=== EXERCISE DATA ===
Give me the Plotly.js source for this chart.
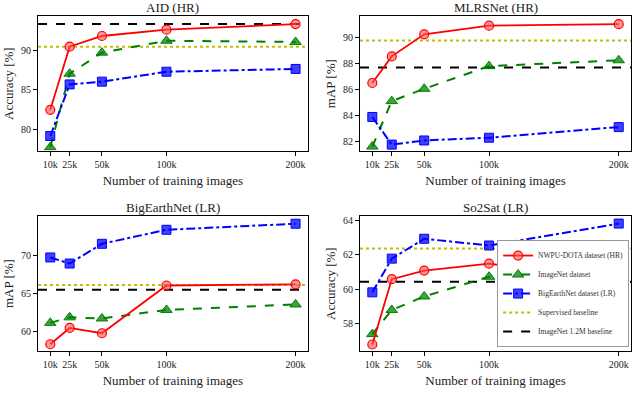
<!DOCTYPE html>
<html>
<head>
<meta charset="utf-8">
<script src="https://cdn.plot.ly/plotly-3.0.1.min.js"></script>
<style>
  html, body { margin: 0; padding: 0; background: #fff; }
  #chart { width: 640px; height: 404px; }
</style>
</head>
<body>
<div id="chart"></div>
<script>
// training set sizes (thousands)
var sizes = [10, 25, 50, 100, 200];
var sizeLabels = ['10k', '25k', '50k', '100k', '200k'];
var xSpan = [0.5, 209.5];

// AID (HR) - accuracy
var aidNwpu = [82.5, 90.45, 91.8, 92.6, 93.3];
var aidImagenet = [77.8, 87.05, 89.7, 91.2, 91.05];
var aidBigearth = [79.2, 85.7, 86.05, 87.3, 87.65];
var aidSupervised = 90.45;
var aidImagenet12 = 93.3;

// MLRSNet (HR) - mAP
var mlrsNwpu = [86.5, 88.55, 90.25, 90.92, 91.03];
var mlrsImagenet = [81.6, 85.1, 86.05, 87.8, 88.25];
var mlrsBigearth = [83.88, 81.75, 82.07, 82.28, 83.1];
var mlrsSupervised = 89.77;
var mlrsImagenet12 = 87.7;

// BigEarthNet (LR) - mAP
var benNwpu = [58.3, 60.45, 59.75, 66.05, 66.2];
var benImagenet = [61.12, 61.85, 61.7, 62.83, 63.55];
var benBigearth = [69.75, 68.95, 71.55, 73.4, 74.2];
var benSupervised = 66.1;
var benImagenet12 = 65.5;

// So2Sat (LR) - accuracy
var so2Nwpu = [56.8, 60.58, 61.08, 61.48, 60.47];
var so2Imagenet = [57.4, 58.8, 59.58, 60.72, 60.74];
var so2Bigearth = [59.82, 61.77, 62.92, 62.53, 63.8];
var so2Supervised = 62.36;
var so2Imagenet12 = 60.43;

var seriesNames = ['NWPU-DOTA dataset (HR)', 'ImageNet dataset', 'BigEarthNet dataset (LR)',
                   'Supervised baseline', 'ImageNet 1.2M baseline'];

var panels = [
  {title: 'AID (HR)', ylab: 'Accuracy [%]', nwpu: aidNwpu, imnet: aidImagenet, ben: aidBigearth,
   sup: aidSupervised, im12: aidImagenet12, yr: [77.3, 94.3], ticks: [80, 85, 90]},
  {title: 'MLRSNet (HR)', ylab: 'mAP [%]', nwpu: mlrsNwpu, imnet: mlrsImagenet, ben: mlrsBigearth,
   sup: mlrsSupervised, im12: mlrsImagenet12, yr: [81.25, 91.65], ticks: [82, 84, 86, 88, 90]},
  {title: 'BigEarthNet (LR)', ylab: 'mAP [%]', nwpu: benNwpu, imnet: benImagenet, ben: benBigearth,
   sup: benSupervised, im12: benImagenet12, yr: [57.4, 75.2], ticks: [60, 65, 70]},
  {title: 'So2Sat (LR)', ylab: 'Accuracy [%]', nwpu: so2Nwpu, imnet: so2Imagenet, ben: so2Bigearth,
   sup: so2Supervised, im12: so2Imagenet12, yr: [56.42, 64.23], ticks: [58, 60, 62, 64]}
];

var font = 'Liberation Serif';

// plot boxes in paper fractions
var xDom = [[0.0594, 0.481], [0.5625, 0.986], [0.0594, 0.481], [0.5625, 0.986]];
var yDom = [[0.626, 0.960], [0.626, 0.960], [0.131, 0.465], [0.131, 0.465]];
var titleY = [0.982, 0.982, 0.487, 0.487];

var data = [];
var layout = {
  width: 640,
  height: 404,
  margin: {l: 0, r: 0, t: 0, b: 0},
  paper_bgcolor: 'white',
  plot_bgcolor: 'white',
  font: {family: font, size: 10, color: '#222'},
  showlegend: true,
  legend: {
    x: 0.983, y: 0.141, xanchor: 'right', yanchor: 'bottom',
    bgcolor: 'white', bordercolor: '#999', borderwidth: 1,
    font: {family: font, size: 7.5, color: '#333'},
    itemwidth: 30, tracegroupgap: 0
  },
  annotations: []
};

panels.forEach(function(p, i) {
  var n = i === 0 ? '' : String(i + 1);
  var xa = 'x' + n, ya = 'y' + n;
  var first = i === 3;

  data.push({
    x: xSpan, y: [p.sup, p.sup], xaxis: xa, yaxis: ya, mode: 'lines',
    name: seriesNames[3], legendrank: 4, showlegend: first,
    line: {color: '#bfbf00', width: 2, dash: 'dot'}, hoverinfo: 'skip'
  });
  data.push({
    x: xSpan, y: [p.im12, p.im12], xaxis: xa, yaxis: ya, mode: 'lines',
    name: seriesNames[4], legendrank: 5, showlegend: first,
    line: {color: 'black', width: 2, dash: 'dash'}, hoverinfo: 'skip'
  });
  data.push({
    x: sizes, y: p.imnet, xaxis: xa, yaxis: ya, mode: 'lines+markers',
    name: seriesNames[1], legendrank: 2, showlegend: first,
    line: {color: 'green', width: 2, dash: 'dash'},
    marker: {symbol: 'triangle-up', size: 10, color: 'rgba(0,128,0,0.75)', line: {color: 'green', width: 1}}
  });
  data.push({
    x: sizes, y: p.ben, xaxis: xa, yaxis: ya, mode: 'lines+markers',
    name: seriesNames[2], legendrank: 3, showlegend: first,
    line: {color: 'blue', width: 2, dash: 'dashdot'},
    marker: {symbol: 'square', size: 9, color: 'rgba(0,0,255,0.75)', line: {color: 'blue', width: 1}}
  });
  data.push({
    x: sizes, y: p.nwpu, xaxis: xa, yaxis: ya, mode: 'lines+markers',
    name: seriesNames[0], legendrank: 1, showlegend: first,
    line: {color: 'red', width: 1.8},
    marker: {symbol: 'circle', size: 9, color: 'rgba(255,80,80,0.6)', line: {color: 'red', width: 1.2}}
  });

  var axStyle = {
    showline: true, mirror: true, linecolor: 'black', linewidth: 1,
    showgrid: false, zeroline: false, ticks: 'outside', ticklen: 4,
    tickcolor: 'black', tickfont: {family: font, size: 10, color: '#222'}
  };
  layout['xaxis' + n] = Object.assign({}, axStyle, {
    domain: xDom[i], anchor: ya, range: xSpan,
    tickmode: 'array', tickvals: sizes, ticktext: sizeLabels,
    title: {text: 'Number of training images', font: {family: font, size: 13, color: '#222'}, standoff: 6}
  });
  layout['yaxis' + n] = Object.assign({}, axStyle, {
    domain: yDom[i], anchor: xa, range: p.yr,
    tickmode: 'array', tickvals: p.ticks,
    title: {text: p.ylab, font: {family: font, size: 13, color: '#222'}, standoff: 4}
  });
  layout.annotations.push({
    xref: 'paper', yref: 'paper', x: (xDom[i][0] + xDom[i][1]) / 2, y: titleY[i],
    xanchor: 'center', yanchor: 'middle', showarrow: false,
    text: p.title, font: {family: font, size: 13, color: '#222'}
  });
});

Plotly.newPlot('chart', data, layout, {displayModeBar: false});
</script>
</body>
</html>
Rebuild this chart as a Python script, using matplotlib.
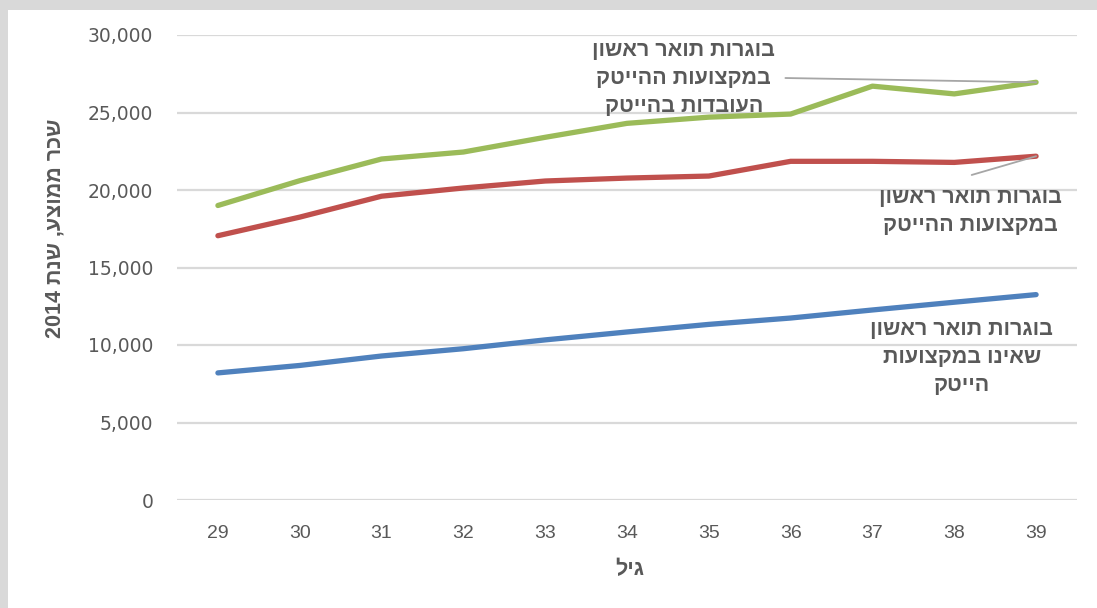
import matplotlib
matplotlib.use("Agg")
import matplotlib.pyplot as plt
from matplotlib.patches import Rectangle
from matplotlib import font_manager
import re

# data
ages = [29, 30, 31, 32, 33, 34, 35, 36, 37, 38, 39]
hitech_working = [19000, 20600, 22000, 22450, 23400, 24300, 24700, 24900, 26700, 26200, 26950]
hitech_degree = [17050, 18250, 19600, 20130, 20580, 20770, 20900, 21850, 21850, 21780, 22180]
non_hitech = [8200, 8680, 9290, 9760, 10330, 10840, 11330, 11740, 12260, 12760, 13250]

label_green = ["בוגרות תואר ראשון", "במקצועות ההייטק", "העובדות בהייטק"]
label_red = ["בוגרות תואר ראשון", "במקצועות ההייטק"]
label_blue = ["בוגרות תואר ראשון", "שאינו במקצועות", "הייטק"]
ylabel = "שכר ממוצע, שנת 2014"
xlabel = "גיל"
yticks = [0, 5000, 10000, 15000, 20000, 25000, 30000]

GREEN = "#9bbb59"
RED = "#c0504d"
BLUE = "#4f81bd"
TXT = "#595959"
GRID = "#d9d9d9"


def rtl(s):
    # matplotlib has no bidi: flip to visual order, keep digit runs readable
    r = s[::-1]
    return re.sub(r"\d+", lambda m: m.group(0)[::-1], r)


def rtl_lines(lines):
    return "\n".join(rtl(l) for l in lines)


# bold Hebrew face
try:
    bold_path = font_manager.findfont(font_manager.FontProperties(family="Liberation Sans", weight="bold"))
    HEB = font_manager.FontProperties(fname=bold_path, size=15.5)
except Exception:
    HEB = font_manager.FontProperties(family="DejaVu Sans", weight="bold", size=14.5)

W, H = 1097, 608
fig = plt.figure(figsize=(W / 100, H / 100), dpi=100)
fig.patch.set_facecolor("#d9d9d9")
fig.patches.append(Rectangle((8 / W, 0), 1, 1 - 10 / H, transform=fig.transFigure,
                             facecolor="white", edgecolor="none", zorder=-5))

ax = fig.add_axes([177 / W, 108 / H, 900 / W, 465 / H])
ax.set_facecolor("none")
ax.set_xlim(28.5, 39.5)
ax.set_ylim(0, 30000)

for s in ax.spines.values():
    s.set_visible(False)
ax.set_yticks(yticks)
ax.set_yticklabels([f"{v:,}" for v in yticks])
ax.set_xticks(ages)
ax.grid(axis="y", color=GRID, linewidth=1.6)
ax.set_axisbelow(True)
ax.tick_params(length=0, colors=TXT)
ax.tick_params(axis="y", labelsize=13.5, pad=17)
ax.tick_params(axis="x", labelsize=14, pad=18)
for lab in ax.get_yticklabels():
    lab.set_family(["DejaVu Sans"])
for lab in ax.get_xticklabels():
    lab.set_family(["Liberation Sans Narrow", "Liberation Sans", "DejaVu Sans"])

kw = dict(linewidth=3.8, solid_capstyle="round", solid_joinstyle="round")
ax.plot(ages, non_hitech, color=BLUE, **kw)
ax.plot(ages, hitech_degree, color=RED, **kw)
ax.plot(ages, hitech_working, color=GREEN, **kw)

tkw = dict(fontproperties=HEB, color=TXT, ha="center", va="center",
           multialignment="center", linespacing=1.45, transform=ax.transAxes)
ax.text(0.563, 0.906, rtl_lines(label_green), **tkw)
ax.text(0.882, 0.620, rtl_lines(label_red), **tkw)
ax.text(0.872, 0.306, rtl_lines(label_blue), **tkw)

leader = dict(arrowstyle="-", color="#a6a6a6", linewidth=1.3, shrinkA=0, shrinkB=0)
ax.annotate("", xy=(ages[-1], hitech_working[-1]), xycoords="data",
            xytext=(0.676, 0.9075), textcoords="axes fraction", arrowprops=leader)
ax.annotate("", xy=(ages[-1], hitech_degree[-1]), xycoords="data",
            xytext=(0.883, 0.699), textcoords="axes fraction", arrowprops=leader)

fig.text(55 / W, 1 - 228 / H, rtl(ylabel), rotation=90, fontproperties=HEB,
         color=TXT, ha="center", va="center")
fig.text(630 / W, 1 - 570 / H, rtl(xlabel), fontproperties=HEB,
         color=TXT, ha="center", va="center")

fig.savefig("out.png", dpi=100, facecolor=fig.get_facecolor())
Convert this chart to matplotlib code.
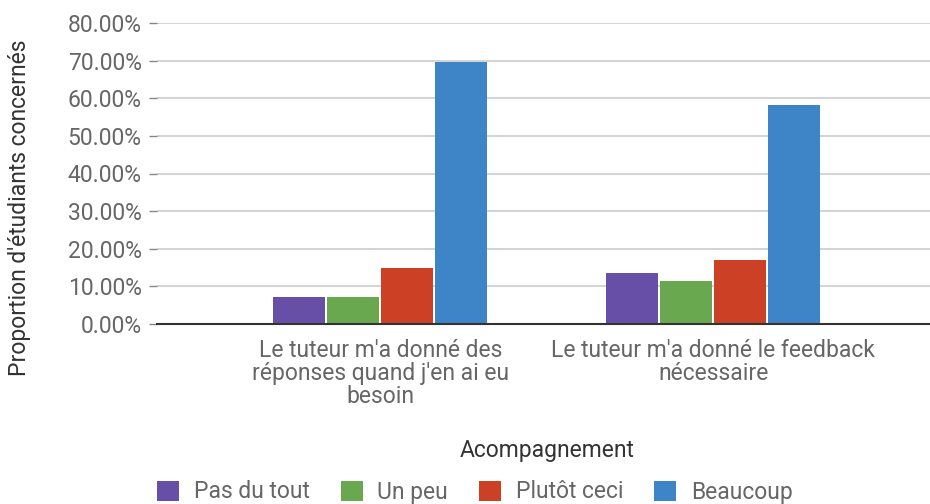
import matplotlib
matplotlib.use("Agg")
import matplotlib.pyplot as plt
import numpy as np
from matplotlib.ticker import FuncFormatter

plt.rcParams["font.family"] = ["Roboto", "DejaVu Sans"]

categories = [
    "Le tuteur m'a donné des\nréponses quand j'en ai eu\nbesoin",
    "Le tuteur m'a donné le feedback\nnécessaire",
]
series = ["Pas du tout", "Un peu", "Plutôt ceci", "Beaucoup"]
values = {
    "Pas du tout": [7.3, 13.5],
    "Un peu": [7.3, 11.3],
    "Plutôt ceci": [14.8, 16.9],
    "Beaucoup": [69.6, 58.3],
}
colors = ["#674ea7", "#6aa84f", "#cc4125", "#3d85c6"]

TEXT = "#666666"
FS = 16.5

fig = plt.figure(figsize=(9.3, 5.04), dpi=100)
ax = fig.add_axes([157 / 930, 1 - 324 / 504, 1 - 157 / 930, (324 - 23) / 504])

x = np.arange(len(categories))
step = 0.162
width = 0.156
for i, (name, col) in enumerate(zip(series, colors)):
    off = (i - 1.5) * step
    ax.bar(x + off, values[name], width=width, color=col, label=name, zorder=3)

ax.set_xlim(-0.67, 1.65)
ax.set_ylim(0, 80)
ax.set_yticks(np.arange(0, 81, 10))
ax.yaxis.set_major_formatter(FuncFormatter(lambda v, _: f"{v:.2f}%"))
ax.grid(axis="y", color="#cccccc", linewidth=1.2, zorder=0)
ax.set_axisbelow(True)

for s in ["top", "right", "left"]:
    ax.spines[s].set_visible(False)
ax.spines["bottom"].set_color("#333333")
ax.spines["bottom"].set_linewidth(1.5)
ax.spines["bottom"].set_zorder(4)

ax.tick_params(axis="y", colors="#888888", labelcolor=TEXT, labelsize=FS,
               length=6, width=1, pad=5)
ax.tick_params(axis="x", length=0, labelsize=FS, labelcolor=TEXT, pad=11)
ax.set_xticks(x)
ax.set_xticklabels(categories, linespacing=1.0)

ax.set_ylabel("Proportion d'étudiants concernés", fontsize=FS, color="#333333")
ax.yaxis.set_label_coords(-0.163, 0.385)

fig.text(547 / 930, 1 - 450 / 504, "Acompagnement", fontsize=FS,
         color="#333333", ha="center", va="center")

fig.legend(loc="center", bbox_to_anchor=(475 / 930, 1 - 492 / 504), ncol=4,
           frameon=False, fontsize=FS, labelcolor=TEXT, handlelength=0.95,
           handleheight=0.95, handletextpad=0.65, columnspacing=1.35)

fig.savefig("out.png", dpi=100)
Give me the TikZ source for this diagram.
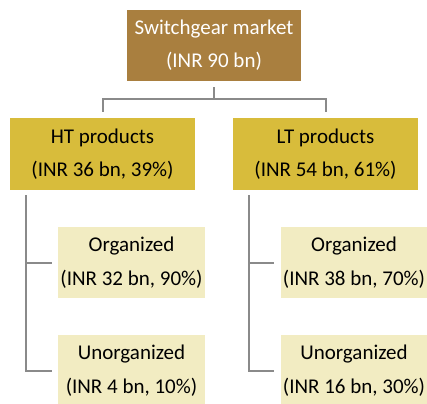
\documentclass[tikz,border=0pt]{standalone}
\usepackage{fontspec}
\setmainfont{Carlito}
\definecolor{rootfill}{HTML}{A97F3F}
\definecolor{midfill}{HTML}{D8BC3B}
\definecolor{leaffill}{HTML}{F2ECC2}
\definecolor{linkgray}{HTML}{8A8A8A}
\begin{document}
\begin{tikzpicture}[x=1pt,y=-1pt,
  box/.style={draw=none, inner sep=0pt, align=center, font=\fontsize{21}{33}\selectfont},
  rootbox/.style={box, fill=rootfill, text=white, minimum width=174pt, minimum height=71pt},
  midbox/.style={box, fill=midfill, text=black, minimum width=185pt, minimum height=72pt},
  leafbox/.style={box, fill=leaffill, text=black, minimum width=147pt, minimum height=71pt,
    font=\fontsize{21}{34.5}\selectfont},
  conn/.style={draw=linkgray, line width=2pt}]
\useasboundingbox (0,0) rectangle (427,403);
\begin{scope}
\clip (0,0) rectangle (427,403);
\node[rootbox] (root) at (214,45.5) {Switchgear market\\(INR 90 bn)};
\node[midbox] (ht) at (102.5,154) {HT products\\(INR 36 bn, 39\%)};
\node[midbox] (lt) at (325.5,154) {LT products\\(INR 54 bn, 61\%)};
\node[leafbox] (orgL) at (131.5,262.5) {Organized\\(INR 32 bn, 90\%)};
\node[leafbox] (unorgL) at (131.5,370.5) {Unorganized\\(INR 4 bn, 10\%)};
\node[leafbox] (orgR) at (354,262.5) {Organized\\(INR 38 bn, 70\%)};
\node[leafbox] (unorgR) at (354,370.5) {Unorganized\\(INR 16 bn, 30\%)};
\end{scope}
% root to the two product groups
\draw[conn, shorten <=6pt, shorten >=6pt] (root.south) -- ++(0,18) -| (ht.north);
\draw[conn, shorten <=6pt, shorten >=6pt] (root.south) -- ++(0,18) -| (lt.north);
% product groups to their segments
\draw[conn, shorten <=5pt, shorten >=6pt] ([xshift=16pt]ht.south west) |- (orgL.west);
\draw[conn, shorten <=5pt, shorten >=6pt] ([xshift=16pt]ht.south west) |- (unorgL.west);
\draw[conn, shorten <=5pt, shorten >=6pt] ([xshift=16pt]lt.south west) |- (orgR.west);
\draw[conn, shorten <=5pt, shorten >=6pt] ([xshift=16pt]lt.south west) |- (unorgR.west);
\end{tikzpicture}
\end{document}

=== TASK PROMPT ===
Everything from the top line of the data down to and including the line with "var aidImagenet12 = 93.3;" is to be copied, except the pictures.

=== COMPLETE RESPONSE ===
Give me the Plotly.js source for this chart.
<!DOCTYPE html>
<html>
<head>
<meta charset="utf-8">
<script src="https://cdn.plot.ly/plotly-3.0.1.min.js"></script>
<style>
  html, body { margin: 0; padding: 0; background: #fff; }
  #chart { width: 640px; height: 404px; }
</style>
</head>
<body>
<div id="chart"></div>
<script>
// training set sizes (thousands)
var sizes = [10, 25, 50, 100, 200];
var sizeLabels = ['10k', '25k', '50k', '100k', '200k'];
var xSpan = [0.5, 209.5];

// AID (HR) - accuracy
var aidNwpu = [82.5, 90.45, 91.8, 92.6, 93.3];
var aidImagenet = [77.8, 87.05, 89.7, 91.2, 91.05];
var aidBigearth = [79.2, 85.7, 86.05, 87.3, 87.65];
var aidSupervised = 90.45;
var aidImagenet12 = 93.3;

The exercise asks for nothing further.